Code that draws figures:
____

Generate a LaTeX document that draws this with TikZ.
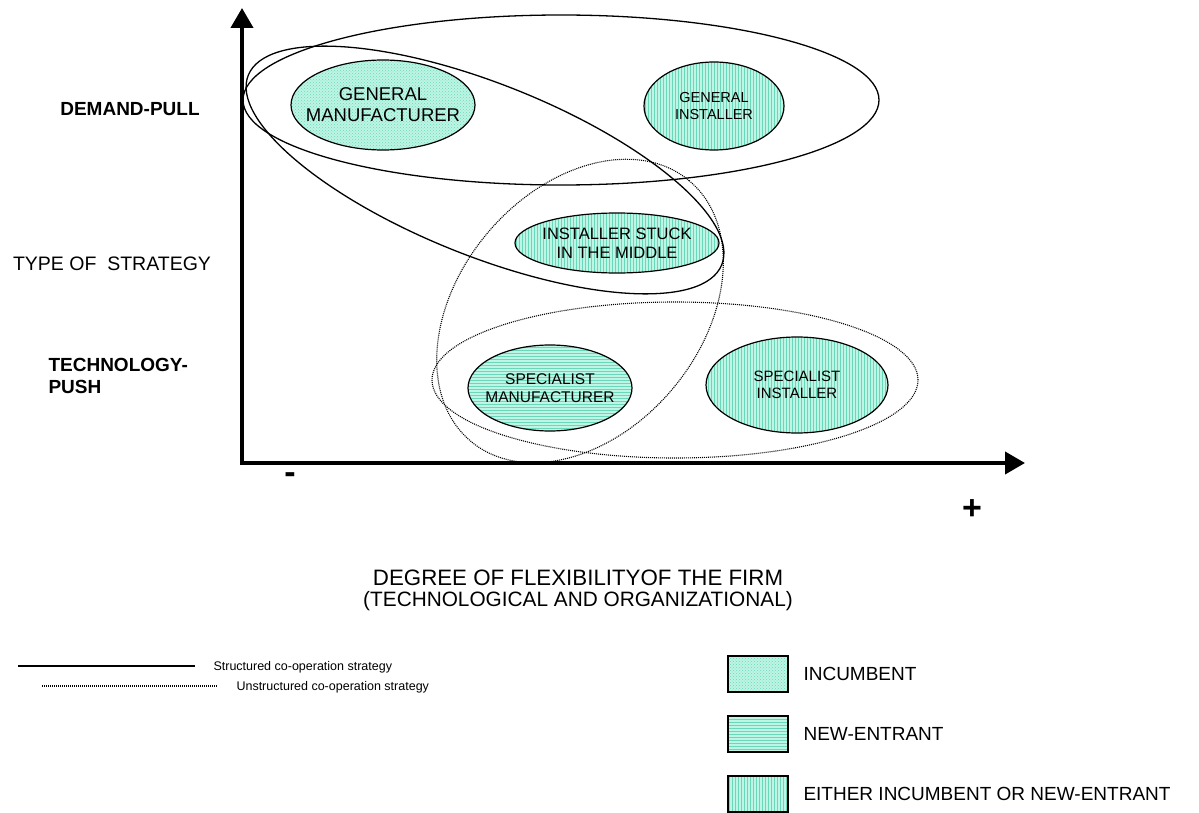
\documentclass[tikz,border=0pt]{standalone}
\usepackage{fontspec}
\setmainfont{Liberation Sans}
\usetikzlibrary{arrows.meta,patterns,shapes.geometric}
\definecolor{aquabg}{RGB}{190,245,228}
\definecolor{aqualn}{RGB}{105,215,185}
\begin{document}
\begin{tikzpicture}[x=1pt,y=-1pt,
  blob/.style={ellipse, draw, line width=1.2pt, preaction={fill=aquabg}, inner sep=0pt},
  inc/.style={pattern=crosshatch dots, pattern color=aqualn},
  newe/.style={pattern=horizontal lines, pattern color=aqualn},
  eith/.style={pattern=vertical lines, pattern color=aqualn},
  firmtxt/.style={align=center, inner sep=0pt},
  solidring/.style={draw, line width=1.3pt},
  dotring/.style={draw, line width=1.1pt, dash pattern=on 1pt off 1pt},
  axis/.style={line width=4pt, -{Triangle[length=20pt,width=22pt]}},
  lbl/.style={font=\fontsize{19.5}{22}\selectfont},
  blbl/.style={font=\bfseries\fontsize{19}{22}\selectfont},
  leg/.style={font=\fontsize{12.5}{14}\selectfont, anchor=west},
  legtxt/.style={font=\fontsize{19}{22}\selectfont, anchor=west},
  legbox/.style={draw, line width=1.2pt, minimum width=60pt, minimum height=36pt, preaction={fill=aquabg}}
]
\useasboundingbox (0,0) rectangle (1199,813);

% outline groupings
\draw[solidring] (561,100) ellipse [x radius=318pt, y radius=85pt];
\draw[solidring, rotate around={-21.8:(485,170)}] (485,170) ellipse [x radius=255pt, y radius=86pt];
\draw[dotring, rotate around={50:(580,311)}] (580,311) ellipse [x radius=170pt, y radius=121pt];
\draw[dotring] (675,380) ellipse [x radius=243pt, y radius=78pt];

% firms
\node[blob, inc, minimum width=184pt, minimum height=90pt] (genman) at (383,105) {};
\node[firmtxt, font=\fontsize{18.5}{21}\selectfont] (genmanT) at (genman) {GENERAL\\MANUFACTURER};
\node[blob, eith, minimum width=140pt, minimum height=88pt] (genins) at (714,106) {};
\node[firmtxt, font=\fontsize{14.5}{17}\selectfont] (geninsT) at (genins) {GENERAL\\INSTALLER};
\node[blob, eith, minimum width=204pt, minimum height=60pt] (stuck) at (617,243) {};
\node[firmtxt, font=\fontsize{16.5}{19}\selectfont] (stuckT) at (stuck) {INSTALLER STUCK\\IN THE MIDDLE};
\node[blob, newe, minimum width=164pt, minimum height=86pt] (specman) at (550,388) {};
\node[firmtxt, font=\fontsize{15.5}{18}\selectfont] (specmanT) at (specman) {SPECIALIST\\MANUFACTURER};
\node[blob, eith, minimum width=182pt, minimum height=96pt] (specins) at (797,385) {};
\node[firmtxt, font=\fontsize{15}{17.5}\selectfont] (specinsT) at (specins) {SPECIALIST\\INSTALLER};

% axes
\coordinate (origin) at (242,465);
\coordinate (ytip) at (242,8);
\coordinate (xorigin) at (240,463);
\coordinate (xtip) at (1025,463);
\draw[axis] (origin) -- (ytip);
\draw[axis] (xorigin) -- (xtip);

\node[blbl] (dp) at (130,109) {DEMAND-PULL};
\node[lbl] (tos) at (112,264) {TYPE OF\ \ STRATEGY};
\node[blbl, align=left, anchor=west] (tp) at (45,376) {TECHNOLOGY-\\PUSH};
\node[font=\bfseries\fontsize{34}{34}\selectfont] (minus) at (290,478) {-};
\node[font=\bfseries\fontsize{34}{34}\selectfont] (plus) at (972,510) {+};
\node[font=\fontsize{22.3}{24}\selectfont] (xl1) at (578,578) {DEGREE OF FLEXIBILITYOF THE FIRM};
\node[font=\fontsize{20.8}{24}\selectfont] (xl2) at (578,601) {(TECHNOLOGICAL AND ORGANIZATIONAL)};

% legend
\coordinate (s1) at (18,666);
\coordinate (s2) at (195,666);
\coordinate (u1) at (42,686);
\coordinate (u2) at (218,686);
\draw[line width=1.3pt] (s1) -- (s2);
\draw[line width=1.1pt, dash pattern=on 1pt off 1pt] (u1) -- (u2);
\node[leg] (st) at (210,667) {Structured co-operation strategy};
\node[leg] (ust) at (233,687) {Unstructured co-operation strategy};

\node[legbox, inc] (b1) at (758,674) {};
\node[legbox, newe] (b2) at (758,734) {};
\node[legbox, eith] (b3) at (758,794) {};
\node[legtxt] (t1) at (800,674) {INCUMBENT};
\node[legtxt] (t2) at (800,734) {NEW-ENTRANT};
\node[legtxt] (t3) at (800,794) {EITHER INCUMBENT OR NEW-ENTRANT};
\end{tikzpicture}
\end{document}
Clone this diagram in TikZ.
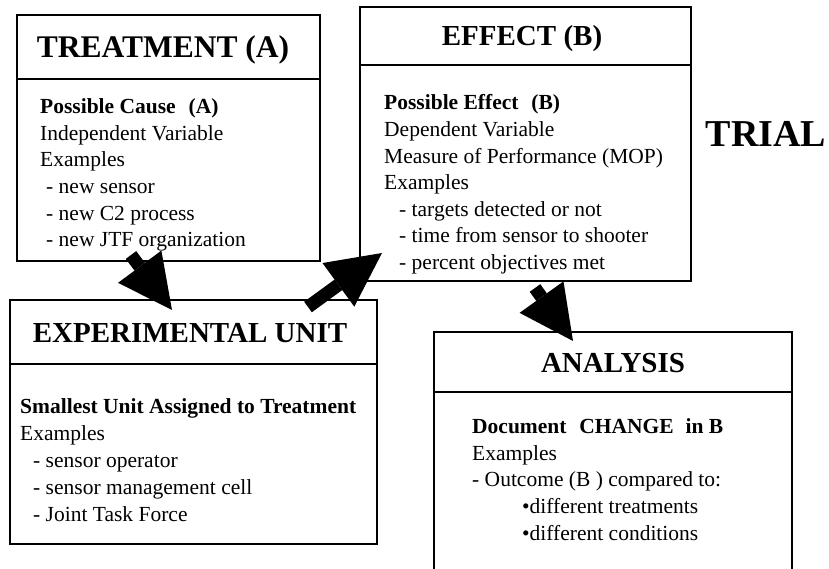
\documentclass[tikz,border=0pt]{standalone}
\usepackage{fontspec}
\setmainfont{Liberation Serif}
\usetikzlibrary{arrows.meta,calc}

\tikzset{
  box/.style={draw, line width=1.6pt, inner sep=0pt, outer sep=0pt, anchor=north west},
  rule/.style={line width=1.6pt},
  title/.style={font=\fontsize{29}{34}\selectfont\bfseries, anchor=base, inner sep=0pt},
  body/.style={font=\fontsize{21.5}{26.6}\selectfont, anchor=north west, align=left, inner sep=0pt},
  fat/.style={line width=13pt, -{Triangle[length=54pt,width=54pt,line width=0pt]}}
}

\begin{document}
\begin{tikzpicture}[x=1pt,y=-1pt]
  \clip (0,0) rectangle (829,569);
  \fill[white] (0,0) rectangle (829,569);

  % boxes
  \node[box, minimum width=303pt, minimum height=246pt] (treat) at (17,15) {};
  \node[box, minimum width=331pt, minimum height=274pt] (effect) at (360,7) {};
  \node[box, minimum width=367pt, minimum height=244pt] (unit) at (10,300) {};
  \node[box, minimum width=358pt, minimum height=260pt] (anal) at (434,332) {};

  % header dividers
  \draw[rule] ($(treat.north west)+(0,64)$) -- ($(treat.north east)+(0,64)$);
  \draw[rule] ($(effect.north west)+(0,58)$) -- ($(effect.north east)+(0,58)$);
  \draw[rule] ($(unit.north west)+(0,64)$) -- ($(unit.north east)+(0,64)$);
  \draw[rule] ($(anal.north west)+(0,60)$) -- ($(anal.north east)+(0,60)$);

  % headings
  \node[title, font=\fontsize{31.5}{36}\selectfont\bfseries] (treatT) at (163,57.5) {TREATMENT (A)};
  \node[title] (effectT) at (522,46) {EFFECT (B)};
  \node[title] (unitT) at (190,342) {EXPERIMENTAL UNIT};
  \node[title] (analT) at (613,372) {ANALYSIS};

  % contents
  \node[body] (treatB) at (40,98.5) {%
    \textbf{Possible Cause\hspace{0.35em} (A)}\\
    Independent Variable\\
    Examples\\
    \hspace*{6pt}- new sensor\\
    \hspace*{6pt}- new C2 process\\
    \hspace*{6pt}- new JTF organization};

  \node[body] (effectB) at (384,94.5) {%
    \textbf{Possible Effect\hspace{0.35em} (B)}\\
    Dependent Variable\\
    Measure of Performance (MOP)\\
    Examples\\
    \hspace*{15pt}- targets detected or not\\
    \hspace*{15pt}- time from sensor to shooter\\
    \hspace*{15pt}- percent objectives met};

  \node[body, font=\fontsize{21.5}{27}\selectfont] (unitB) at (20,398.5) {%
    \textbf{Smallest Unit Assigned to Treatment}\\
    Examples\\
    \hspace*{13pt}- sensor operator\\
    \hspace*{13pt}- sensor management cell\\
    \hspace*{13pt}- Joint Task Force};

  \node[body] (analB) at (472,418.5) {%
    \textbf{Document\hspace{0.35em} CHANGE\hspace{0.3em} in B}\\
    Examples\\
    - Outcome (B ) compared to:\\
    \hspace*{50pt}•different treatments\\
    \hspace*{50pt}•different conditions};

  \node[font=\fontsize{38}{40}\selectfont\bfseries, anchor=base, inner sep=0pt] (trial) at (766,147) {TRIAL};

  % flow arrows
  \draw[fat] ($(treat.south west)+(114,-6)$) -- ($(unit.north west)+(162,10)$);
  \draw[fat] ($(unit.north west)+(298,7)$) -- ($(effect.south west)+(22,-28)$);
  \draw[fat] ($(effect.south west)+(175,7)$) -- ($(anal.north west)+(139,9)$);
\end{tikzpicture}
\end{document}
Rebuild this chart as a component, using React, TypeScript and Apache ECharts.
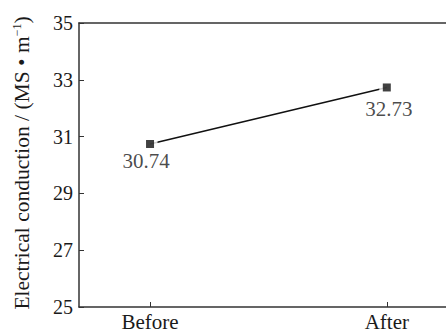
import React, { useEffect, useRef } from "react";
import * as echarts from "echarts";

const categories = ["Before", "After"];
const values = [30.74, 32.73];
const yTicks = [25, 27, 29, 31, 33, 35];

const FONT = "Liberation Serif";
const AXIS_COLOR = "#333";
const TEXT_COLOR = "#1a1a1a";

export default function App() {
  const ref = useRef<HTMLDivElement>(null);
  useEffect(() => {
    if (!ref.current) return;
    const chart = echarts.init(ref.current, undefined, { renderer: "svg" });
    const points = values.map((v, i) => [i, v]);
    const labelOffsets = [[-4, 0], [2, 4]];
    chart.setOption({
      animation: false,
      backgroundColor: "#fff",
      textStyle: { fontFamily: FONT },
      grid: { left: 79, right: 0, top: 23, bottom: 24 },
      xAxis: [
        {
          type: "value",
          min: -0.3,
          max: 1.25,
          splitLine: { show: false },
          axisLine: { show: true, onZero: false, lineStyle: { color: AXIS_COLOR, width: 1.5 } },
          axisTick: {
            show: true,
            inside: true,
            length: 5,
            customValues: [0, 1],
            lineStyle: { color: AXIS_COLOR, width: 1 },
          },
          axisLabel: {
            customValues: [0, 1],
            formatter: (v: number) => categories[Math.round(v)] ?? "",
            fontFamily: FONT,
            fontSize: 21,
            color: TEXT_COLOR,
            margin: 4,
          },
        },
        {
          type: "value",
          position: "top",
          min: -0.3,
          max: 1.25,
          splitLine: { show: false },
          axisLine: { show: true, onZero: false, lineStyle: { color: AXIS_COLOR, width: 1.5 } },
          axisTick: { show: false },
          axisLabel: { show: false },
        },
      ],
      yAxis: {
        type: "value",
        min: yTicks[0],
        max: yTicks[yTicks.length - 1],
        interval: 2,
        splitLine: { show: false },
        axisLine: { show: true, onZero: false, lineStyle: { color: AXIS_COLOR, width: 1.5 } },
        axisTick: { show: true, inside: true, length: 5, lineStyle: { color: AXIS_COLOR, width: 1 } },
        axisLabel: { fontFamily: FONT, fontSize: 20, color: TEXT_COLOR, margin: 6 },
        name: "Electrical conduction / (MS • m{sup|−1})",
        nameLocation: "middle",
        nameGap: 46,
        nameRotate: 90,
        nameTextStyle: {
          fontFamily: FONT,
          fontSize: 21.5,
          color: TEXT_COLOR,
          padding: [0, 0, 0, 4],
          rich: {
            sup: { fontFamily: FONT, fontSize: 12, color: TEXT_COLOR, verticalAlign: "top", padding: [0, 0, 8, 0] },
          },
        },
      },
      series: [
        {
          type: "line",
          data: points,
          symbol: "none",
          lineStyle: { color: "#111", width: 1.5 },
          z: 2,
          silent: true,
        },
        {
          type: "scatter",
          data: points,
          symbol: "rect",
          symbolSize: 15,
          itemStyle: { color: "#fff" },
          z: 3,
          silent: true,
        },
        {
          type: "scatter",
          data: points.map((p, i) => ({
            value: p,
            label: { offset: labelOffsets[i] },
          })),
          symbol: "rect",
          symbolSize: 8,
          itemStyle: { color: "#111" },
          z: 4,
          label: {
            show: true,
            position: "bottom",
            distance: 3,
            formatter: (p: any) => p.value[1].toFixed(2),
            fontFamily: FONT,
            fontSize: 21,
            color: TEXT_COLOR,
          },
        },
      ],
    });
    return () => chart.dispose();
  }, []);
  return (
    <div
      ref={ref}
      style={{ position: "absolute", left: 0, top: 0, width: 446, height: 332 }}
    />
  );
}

____

◆ WHAT IS NEEDED: Your answer should be a single number: the count of lines containing the word "this".

◆ EXPECTED OUTPUT: 3